インド工科大学マドラス校(IIT-M)は11月5日、IIT-Mとスウェーデンのルンド大学の研究者らが、連続フロー音響マイクロ流体技術を開発し、微小液滴の捕捉、合体、分裂を同時に行うことで、液滴粒子径の分布範囲が比較的広い多分散のエマルジョンから粒子径の分布範囲が狭く、比較的均一な単分散のエマルジョンへ再形成することを可能にしたと発表した。研究成果は学術誌Lab on a Chipに掲載された。

エマルジョンとは、油と水のように2つの非混合性液体の混合物である。エマルジョンは、食品業界や化粧品業界、製薬業界で利用されている。このエマルジョンは、サイズの小さいマイクロレベルにおいて、その形成プロセスが複雑である。

マイクロ流体学の分野では、液滴の流体研究が行われており、マイクロ流体デバイス内で液滴の生成や調査、操作が行われている。本研究は、統合された連続フローの中で、マイクロレベルの液滴の高度な制御を可能にし、多分散エマルジョンから単分散エマルジョンへの改良に道を開くものである。

提案された方法は、化学者や生物学者が、標的物質を封入した多分散または不均一な液滴を改良したり、単分散の標的物質に対する試薬の影響を研究するために液滴を混合したりするツールとして役立つ可能性がある。

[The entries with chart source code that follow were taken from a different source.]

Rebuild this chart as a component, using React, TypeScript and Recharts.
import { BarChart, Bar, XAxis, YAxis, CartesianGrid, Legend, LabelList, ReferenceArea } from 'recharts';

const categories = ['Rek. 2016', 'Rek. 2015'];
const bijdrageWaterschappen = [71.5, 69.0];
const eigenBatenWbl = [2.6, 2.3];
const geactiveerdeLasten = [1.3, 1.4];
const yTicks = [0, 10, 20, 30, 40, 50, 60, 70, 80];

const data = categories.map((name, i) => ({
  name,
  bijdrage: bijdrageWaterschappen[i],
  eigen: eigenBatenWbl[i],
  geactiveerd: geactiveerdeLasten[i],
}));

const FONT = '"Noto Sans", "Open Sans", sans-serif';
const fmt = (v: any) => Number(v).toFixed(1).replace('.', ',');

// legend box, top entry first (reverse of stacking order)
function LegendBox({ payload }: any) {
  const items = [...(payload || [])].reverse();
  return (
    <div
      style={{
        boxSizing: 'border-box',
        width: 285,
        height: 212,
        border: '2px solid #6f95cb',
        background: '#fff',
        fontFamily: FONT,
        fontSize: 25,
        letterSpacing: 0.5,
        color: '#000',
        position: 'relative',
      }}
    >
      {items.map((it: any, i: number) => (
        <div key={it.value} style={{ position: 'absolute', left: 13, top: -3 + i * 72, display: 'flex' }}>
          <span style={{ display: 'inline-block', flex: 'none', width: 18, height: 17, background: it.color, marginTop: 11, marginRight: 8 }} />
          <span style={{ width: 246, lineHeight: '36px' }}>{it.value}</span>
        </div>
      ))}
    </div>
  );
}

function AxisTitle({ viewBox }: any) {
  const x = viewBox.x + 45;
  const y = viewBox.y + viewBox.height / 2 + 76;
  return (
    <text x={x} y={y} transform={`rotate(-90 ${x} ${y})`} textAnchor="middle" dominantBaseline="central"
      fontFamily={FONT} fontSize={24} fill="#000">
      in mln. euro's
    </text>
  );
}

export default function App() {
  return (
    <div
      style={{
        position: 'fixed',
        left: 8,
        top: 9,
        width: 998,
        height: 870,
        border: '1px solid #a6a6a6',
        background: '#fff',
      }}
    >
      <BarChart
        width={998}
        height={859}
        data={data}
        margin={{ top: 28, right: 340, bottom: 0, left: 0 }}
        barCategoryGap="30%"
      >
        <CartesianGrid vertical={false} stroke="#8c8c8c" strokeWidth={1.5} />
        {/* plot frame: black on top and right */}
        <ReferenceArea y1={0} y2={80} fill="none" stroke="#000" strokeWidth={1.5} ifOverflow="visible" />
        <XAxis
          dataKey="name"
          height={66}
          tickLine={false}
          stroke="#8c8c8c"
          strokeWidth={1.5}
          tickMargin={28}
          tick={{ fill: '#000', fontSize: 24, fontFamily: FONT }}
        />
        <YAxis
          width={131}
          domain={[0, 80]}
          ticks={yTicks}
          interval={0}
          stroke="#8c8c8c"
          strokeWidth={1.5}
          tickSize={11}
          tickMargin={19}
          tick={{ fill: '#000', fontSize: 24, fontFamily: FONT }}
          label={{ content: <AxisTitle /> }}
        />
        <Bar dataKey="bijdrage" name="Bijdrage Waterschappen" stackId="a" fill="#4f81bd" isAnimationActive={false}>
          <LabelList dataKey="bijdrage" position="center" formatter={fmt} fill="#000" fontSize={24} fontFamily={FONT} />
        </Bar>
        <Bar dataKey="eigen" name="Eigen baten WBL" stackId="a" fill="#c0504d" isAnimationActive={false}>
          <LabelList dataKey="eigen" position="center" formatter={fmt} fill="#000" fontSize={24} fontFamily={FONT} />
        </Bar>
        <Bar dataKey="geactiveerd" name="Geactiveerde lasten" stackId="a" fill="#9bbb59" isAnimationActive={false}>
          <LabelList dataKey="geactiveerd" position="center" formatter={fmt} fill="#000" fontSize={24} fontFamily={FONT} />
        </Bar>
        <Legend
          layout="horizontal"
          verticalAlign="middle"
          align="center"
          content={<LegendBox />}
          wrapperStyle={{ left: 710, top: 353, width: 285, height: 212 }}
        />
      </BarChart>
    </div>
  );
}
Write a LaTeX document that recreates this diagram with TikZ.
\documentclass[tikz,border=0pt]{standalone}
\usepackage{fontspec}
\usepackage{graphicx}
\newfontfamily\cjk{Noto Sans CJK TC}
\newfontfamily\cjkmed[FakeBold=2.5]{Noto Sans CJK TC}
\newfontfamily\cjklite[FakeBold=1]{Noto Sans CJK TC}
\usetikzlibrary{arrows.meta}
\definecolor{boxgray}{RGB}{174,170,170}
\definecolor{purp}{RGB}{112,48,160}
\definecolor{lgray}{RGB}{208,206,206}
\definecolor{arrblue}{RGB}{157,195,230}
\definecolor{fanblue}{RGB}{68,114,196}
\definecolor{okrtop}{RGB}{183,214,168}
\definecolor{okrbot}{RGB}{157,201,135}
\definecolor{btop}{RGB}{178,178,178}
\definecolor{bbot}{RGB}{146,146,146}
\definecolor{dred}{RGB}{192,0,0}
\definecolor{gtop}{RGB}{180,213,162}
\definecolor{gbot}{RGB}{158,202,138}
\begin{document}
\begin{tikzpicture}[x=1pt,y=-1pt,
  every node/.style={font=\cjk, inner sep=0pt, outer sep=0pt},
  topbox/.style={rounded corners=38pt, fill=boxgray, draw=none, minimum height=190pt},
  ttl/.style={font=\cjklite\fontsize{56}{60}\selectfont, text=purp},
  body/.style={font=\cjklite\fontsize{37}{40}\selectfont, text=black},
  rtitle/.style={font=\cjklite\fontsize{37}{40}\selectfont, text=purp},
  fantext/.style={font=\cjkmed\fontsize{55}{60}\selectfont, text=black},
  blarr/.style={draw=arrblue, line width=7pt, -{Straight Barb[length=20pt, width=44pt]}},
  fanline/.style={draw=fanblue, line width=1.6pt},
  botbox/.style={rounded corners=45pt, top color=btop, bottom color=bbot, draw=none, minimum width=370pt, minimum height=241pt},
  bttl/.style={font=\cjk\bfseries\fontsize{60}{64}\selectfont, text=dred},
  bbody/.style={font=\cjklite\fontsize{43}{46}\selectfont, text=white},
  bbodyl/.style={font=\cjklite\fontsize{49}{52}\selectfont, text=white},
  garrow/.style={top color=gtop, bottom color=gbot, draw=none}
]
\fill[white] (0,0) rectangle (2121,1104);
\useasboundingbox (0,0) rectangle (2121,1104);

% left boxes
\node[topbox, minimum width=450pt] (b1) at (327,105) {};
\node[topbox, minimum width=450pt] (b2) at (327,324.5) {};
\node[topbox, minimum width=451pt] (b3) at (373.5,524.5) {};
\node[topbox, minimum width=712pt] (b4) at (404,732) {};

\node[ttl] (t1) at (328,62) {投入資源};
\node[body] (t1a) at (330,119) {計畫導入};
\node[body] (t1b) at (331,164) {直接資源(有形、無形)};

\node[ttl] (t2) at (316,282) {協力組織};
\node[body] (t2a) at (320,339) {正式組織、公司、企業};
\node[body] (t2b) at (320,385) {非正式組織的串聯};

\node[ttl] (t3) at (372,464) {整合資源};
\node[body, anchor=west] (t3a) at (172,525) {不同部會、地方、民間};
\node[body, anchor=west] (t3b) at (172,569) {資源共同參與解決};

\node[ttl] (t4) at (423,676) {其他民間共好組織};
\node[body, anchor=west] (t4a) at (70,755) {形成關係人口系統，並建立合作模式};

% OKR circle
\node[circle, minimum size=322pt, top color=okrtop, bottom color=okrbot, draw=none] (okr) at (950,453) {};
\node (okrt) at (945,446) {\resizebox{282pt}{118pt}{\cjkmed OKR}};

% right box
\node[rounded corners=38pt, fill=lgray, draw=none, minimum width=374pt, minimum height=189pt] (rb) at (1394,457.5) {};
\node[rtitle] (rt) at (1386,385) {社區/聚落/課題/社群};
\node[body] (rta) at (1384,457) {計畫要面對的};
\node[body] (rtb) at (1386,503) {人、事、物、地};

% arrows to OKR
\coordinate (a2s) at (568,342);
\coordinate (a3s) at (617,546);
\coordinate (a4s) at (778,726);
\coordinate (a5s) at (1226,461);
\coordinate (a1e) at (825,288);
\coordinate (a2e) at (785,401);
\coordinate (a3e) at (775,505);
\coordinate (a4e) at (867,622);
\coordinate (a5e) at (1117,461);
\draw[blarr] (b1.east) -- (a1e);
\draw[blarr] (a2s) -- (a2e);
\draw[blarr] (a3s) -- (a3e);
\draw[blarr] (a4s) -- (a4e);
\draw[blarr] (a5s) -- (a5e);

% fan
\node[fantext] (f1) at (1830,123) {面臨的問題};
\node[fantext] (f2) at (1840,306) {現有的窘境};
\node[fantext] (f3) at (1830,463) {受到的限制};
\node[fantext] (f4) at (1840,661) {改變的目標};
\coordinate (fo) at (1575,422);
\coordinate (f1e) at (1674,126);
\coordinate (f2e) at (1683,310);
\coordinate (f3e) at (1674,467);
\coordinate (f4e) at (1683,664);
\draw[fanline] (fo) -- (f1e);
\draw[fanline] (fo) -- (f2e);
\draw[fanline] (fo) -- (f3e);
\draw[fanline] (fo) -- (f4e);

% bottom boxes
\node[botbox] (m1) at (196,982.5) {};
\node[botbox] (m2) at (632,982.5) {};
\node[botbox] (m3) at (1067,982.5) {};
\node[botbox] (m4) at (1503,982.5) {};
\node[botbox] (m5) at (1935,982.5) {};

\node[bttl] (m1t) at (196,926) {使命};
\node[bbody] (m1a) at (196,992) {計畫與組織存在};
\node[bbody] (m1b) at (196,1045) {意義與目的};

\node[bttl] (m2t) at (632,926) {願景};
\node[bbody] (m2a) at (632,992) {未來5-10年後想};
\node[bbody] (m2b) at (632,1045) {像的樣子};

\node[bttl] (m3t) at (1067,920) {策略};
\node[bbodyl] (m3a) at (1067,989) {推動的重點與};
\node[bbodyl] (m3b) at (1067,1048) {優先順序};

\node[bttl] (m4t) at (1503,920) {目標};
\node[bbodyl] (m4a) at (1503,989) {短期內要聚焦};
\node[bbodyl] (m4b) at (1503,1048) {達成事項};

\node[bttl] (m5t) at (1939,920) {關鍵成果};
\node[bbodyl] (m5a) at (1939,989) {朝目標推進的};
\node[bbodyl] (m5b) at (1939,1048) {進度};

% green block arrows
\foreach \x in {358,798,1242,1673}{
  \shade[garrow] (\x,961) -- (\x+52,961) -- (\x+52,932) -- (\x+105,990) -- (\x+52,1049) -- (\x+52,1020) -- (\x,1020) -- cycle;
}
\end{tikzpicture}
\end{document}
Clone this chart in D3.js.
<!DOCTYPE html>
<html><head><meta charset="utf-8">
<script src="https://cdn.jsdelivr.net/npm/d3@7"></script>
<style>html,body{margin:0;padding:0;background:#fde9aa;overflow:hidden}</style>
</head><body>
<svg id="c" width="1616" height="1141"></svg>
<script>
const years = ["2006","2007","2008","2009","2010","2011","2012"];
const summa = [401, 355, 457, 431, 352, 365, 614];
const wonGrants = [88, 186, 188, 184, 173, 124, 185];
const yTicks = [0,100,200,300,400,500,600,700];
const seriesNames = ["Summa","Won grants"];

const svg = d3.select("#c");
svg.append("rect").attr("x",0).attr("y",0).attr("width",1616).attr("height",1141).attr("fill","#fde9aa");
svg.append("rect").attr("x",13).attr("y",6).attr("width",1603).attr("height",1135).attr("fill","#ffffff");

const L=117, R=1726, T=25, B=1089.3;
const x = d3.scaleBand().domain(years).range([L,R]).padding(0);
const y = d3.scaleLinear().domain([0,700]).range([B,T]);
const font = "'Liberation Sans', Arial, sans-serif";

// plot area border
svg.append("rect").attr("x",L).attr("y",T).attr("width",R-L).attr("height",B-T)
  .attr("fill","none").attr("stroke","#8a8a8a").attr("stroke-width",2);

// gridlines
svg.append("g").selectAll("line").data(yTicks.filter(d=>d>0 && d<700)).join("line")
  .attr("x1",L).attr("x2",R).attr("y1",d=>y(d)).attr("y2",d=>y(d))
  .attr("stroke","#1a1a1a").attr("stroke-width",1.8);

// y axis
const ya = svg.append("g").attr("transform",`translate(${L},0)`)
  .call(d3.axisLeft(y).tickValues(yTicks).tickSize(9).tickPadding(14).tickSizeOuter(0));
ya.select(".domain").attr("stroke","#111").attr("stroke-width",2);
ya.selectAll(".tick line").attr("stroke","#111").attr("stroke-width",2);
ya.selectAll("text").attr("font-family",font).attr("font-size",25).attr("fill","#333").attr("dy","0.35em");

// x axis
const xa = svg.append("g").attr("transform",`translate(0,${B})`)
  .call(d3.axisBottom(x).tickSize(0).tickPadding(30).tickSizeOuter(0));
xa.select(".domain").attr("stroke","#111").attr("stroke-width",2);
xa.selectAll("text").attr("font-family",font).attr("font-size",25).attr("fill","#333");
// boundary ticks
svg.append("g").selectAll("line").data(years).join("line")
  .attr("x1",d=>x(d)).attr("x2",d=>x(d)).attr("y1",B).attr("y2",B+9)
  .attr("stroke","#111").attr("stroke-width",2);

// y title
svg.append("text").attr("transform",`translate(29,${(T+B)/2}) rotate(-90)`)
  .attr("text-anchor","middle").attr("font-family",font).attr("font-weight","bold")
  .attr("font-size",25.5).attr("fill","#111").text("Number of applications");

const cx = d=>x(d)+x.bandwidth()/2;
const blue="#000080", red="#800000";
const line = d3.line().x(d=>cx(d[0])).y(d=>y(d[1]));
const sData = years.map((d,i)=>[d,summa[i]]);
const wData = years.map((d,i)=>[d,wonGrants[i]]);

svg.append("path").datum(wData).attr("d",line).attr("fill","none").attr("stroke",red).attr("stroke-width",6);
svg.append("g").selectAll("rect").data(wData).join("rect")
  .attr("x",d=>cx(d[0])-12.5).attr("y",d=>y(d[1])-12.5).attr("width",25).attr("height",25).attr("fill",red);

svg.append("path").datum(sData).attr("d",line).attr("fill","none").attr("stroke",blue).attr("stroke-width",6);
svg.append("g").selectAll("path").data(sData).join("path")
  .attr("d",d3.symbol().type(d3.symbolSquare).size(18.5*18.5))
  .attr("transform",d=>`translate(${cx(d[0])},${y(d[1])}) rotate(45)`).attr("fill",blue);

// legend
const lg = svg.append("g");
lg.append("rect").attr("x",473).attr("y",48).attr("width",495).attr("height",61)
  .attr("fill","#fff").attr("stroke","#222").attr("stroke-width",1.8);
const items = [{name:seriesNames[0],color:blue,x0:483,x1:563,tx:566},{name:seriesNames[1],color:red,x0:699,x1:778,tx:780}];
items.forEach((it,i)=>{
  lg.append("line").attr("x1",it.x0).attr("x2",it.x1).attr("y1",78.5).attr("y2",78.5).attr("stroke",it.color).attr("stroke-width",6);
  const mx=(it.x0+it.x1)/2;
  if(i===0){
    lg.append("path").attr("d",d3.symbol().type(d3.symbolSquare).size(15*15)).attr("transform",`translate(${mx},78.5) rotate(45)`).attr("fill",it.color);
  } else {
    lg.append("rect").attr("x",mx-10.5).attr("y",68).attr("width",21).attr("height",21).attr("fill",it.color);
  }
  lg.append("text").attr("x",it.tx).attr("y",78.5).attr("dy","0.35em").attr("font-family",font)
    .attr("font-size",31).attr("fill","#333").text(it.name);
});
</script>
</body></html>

インド工科大学カラグプール校(IIT-KGP)の教授であり、JC Boseナショナルフェローでもあるスーマン・チャクラボルティー(Suman Chakraborty)博士は、本研究の重要性について「液滴ベースのマイクロ流体システムの1つの目標は、サイズ制御可能な単分散の液滴を生成することです。望ましい特性を持つエマルジョンを生成する手法は既にいくつか知られていますが、既存のエマルジョンの特性を再形成する信頼性の高い手法はありませんでした。提案された技術は、超音波ベースの捕捉・合体・分裂プロセスを利用し、既存のエマルジョンをその場で再形成することで、高い均一性とサイズ制御を可能にしています。この技術を用いることで、生物学者や化学者は、多分散性のエマルジョンの特性を操作することで、単分散にされた試薬が標的物質にどのような影響を与えるかを調査できる可能性があります」と指摘した。